Une catastrophe à tous les niveaux et, hormis quelques imbéciles patentés, comme la ligue arabe, ou l'Union Africaine, reconnue de tous.
La vraie question va se jouer maintenant.
Comme la CPI n'a pas de police à sa disposition et n'a pas de mandat d'arrestation, il va effectivement falloir être très attentif à la manière dont les Etats vont réagir à partir d'aujourd'hui et traitent al-Bachir : va-t-il devenir un paria international, un peu comme Charles Taylor, Ratko Mladic et Radovan Karadzic ? Dans ce cas, l'étau se refermera progressivement sur lui, il sera affaibli et délégitimé.
Ou alors, va-t-il pouvoir maintenir des liens étroits avec des Etats, de la Ligne arabe, de l'Union africaine, la Chine et d'autres ?
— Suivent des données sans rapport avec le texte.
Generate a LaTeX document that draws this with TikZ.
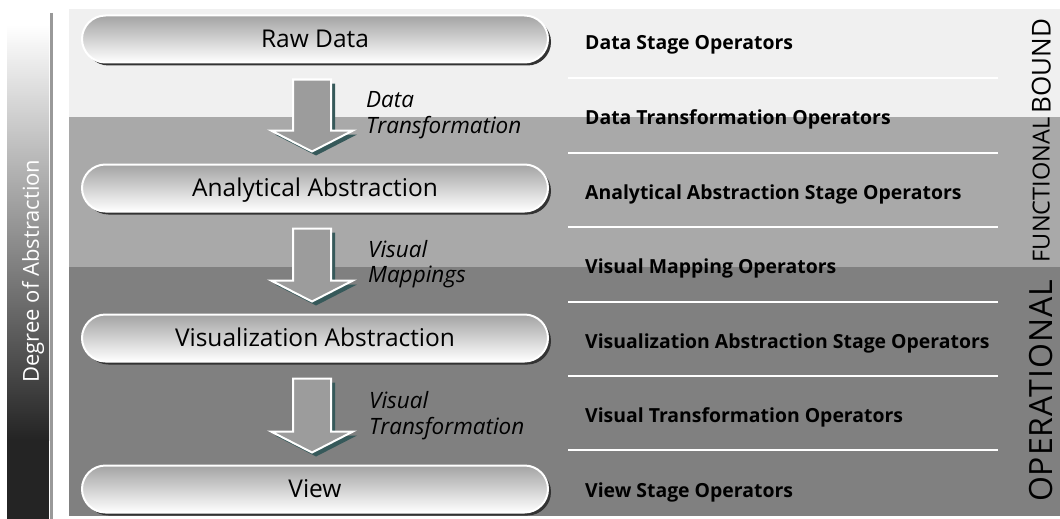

Ça va être véritablement un test de crédibilité de la CPI : pour réussir, elle a besoin du soutien à la fois politique et militaire des Etats. Or, militairement, on voit mal aujourd'hui une arrestation, mais est-ce que politiquement il va y avoir une sorte de mise en quarantaine ou de cordon sanitaire autour du président soudanais ?
Si tel est le cas, alors la CPI aura d'une certaine manière triomphé. Si ce n'est pas le cas, elle aura produit un acte très fort, mais qui n'aura pas rencontré l'effet escompté et elle en sortira plutôt affaiblie.
Donc le moment de vérité commence maintenant.